Cartledge argues vehemently that the oath does not commemorate any actual pre-battle pledge made by Athenians and Spartans. Instead, he persuasively maintains that the Greek force swore some sort of oath at Plataea, but that its text was not preserved and that the surviving inscription represents an early fourth-century Athenian attempt to co-opt a historic victory at Sparta's expense. Though there are many plausible alternative theories about the oath—Peter Krentz, for example, thinks the Acharnia text may date to the Battle of Marathon[3]—Cartledge makes a good case for its inauthenticity. Certainly, the Athenians were not above blatant forgery.

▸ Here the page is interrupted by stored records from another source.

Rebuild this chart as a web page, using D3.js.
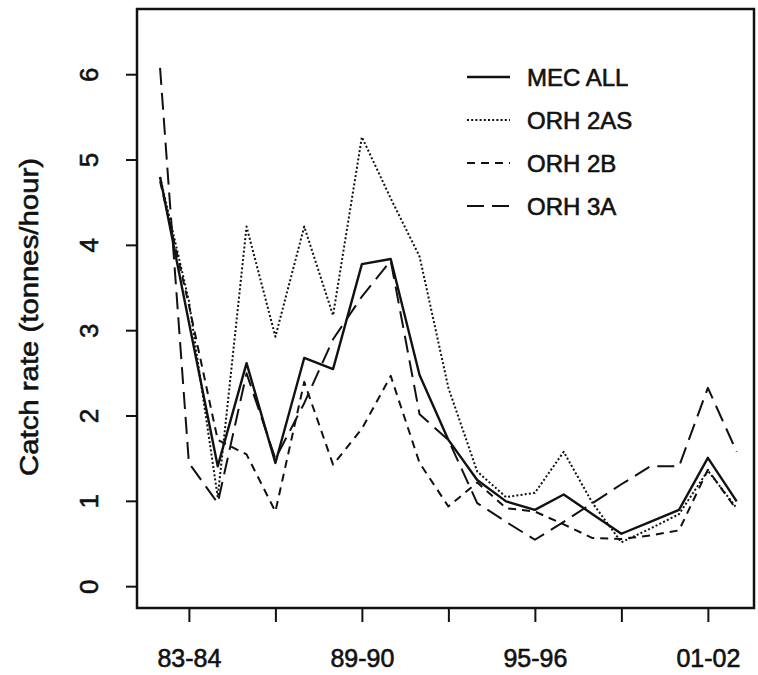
<!DOCTYPE html>
<html lang="en">
<head>
  <meta charset="UTF-8">
  <title>Catch rate</title>
  <style>
    body { margin: 0; background: #fff; }
    text { font-family: 'Liberation Sans', Arial, Helvetica, sans-serif; fill: #111; stroke: #111; stroke-width: 0.6px; }
  </style>
</head>
<body>
  <svg id="svg" width="758" height="675"></svg>
  <script src="https://d3js.org/d3.v7.min.js"></script>
  <script>
    // seasons 82-83 ... 02-03, stored by starting year
    const seasons = d3.range(1982, 2003)

    const mecAll = [4.8, 3.1, 1.41, 2.62, 1.45, 2.68, 2.55, 3.78, 3.84, 2.48, 1.72, 1.25, 1.0, 0.9, 1.08, 0.85, 0.62, 0.76, 0.9, 1.51, 1.0]
    const orh2AS = [4.8, 3.35, 1.05, 4.22, 2.93, 4.22, 3.18, 5.27, 4.55, 3.87, 2.33, 1.35, 1.05, 1.1, 1.58, 0.98, 0.52, 0.68, 0.85, 1.36, 0.92]
    const orh2B = [4.75, 3.3, 1.72, 1.55, 0.88, 2.4, 1.43, 1.85, 2.47, 1.45, 0.94, 1.22, 0.92, 0.88, 0.73, 0.57, 0.56, 0.6, 0.66, 1.37, 0.9]
    const orh3A = [6.08, 1.45, 0.98, 2.5, 1.5, 2.15, 2.9, 3.4, 3.82, 2.02, 1.72, 0.98, 0.76, 0.55, 0.76, 0.98, 1.2, 1.41, 1.41, 2.33, 1.58]

    const seriesNames = ['MEC ALL', 'ORH 2AS', 'ORH 2B', 'ORH 3A']
    const seriesValues = [mecAll, orh2AS, orh2B, orh3A]
    const dashes = [null, '2,2.2', '8,6', '17,8']

    const xTicks = [1983, 1986, 1989, 1992, 1995, 1998, 2001]
    const xLabelled = [1983, 1989, 1995, 2001]
    const yTicks = [0, 1, 2, 3, 4, 5, 6]

    const box = { left: 137, right: 754, top: 9, bottom: 608 }

    const xScale = d3.scaleLinear()
      .domain([1981.2, 2002.6])
      .range([box.left, box.right])

    const yScale = d3.scaleLinear()
      .domain([-0.25, 6.77])
      .range([box.bottom, box.top])

    const svg = d3.select('#svg')

    const seasonLabel = y => {
      const a = String(y % 100).padStart(2, '0')
      const b = String((y + 1) % 100).padStart(2, '0')
      return `${a}-${b}`
    }

    // x axis
    const xAxis = svg.append('g')
      .attr('transform', `translate(0,${box.bottom})`)
      .call(d3.axisBottom(xScale)
        .tickValues(xTicks)
        .tickSize(14)
        .tickPadding(27)
        .tickFormat(d => xLabelled.includes(d) ? seasonLabel(d) : ''))
    xAxis.select('.domain').remove()
    xAxis.selectAll('line').attr('stroke', '#111').attr('stroke-width', 2)
    xAxis.selectAll('text')
      .style('font-size', '25px')
      .style('font-family', "'Liberation Sans', Arial, sans-serif")
      .attr('fill', '#111')

    // y axis, labels rotated like R's default
    const yAxis = svg.append('g')
      .attr('transform', `translate(${box.left},0)`)
      .call(d3.axisLeft(yScale)
        .tickValues(yTicks)
        .tickSize(11)
        .tickFormat(d3.format('d')))
    yAxis.select('.domain').remove()
    yAxis.selectAll('line').attr('stroke', '#111').attr('stroke-width', 2)
    yAxis.selectAll('.tick').attr('transform', null)
    yAxis.selectAll('.tick line')
      .attr('y1', d => yScale(d))
      .attr('y2', d => yScale(d))
    yAxis.selectAll('text')
      .attr('x', null)
      .attr('dy', null)
      .attr('transform', d => `translate(-48,${yScale(d)}) rotate(-90)`)
      .attr('y', 0)
      .attr('text-anchor', 'middle')
      .attr('dominant-baseline', 'central')
      .style('font-size', '26px')
      .style('font-family', "'Liberation Sans', Arial, sans-serif")
      .attr('fill', '#111')

    svg.append('text')
      .attr('transform', `translate(29,317) rotate(-90)`)
      .attr('text-anchor', 'middle')
      .attr('dominant-baseline', 'central')
      .attr('textLength', 318)
      .attr('lengthAdjust', 'spacingAndGlyphs')
      .style('font-size', '26px')
      .text('Catch rate (tonnes/hour)')

    // lines
    const line = d3.line()
      .x((d, i) => xScale(seasons[i]))
      .y(d => yScale(d))

    svg.selectAll('path.series')
      .data(seriesValues)
      .enter()
      .append('path')
      .attr('class', 'series')
      .attr('d', d => line(d))
      .attr('fill', 'none')
      .attr('stroke', '#111')
      .attr('stroke-width', (d, i) => i === 0 ? 2.4 : 2)
      .attr('stroke-dasharray', (d, i) => dashes[i])
      .attr('stroke-linejoin', 'round')

    // frame
    svg.append('rect')
      .attr('x', box.left)
      .attr('y', box.top)
      .attr('width', box.right - box.left)
      .attr('height', box.bottom - box.top)
      .attr('fill', 'none')
      .attr('stroke', '#111')
      .attr('stroke-width', 2.5)

    // legend
    const legend = svg.append('g')
    const rows = legend.selectAll('g')
      .data(seriesNames)
      .enter()
      .append('g')
      .attr('transform', (d, i) => `translate(467,${77 + i * 43})`)
    rows.append('line')
      .attr('x1', 0)
      .attr('x2', 43)
      .attr('stroke', '#111')
      .attr('stroke-width', (d, i) => i === 0 ? 2.4 : 2)
      .attr('stroke-dasharray', (d, i) => dashes[i])
    rows.append('text')
      .attr('x', 60)
      .attr('dominant-baseline', 'central')
      .style('font-size', '24px')
      .text(d => d)
  </script>
</body>
</html>
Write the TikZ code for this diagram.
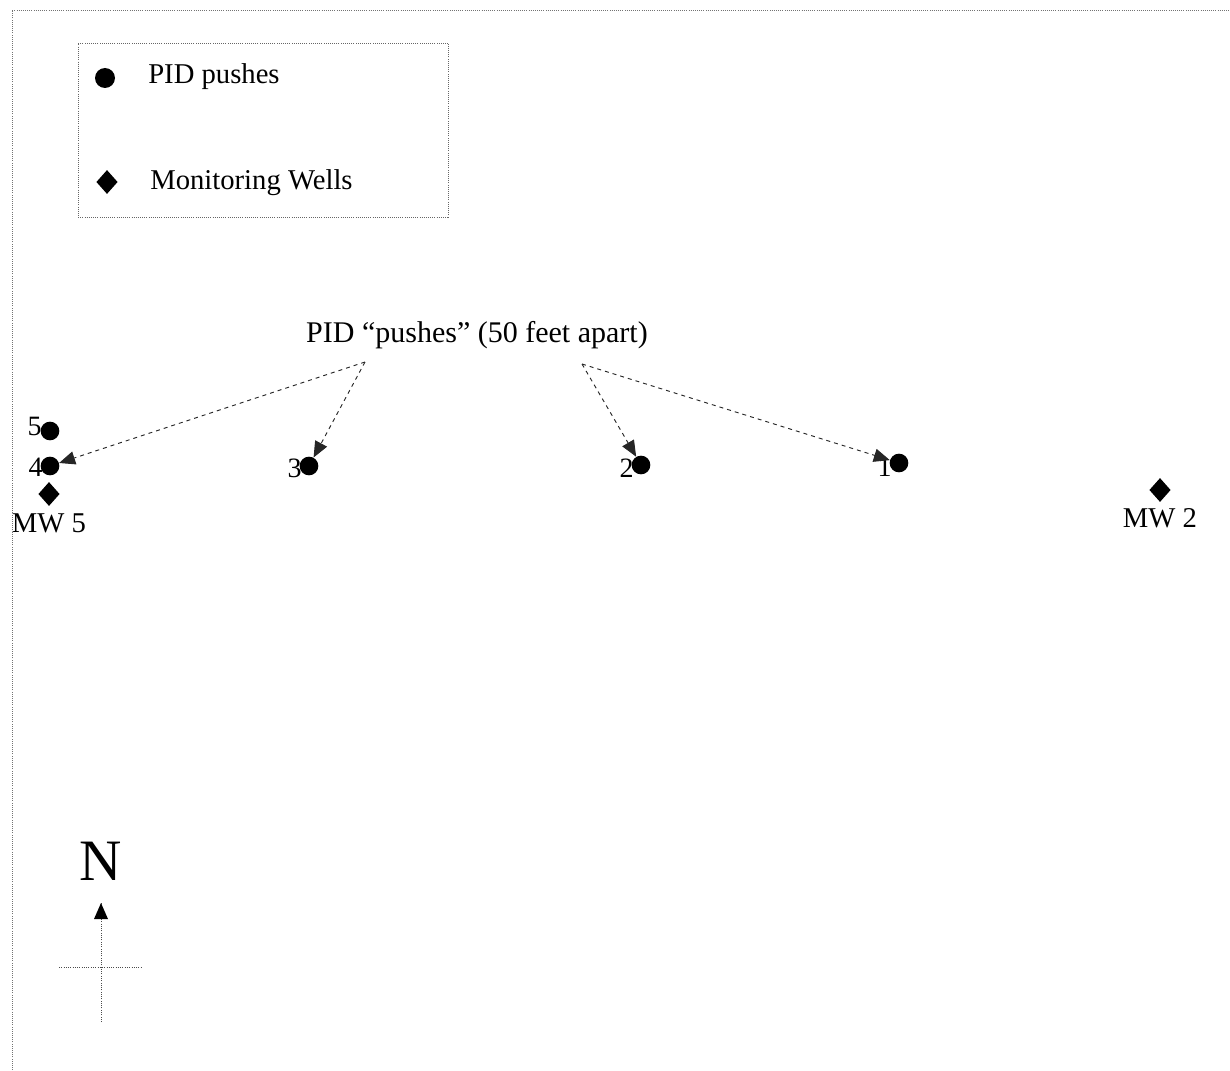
\documentclass[tikz,border=0pt]{standalone}
\usepackage{fontspec}
\setmainfont{Liberation Serif}
\usetikzlibrary{shapes.geometric,arrows.meta}
\begin{document}
\begin{tikzpicture}[x=0.75pt,y=-0.75pt,
  push/.style={circle,fill=black,inner sep=0pt,minimum size=14pt},
  well/.style={diamond,fill=black,inner sep=0pt,minimum width=16pt,minimum height=18pt},
  lbl/.style={font=\fontsize{21.5}{24}\selectfont,inner sep=0pt},
  num/.style={font=\fontsize{21}{24}\selectfont,inner sep=0pt},
  frameline/.style={draw=black!55,line width=0.6pt,densely dotted},
  ptr/.style={draw=black!85,line width=0.7pt,dashed,-{Triangle[length=12pt,width=10pt]}}]
\useasboundingbox (0,0) rectangle (1230,1070);
% page frame
\draw[frameline] (12,1070) -- (12,10) -- (1230,10);
% legend
\node[draw=black!60,line width=0.6pt,densely dotted,minimum width=278pt,minimum height=131pt,inner sep=0pt] (legend) at (263.5,130.5) {};
\node[push,minimum size=15pt] (lgdot) at (105,78) {};
\node[lbl,anchor=west] (lgtxt1) at (148,77) {PID pushes};
\node[well] (lgwell) at (107,182) {};
\node[lbl,anchor=west] (lgtxt2) at (150,183) {Monitoring Wells};
% title
\node[lbl,font=\fontsize{22.5}{26}\selectfont] (title) at (477,335) {PID “pushes” (50 feet apart)};
\coordinate (srcL) at (365,362);
\coordinate (srcR) at (582,364);
% pushes
\node[push] (d5) at (50,431) {};
\node[push] (d4) at (50,466) {};
\node[push] (d3) at (309,466) {};
\node[push] (d2) at (641,465) {};
\node[push] (d1) at (899,463) {};
\node[num,anchor=east] (n5) at (42,426) {5};
\node[num,anchor=east] (n4) at (43,467) {4};
\node[num,anchor=east] (n3) at (302,468) {3};
\node[num,anchor=east] (n2) at (634,468) {2};
\node[num,anchor=east] (n1) at (892,467) {1};
% wells
\node[well] (mw5) at (49,494) {};
\node[lbl] (mw5t) at (49,523) {MW 5};
\node[well] (mw2) at (1160,490) {};
\node[lbl] (mw2t) at (1160,518) {MW 2};
% arrows
\draw[ptr] (srcL) -- (d4);
\draw[ptr] (srcL) -- (d3);
\draw[ptr] (srcR) -- (d2);
\draw[ptr] (srcR) -- (d1);
% north arrow
\node[font=\fontsize{44}{50}\selectfont,inner sep=0pt] (north) at (101,861) {N};
\coordinate (nb) at (101,1022);
\coordinate (nt) at (101,903);
\coordinate (wl) at (59,967);
\coordinate (er) at (142,967);
\draw[draw=black!70,line width=0.7pt,densely dotted] (nb) -- (nt);
\fill (nt) -- ++(-7,16) -- ++(14,0) -- cycle;
\draw[draw=black!70,line width=0.7pt,densely dotted] (wl) -- (er);
\end{tikzpicture}
\end{document}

A puzzling aspect of the oath is the promise to "tithe" from the spoils taken from the Thebans, who had joined the Persian cause (i.e., "Medized"). Since the Spartans and Athenians failed to capture Thebes after Plataea, the expected spoils never materialized. While other versions (in works of Athenian orators) mention the tithing of all Greek cities that had Medized, the inscribed text calls out Thebes in particular. This specificity may have resonated strongly after 335 BC, when Alexander the Great had indeed razed Thebes and sold its inhabitants into slavery, an event that shocked contemporaries and required justification. Thebes' Medism nearly 150 years earlier became an obvious, if cynical, talking point. I myself think the inscribed Oath may have been an act of ideological collaboration by Athenians sympathetic to Alexander's Persian adventure.

Despite the helmet and sword depicted on its dust cover, this volume will disappoint its publisher's likely target audience of military history aficionados. The account of the particulars of the battle (comprising just twelve of the book's 167 pages of main text) is competent, but uninspired, more a gloss than a detailed narrative. Questions of topography and the tactics of both sides are touched on only glancingly. Though he derides other historians' neglect of the battle, Cartledge shows little interest in it. Granted, it is notoriously difficult to reconstruct the battle from Herodotus's narrative, our principal source, but some recreation of the events on the ground—who fought where, when, and how well—must be the starting point for understanding both the event and any commemorations of it.

Specialists, too, will find After Thermopylae dissatisfying. It calls to mind an undergraduate lecture, with a remedial reading on the importance of oaths in Greek religion. In short, the book will medicate military buffs with the quinine of religion, memory studies, and epigraphy, with but a small pinch of sugar about the battle itself.

[1] His previous works include Sparta and Lakonia: A Regional History 1300–362 BC, 2nd ed. (NY: Routledge, 2002), Spartan Reflections, rev. ed. (Berkeley: U Cal Pr., 2003), The Spartans (NY: Overlook Pr, 2003), and Thermopylae: The Battle That Changed the World (NY: Overlook Pr, 2006), among many others.

[2] In 2005, he was made an honorary citizen of Sparta.

[3] "The Oath of Marathon, Not Plataia?" Hesperia 76 (2007) 731–42.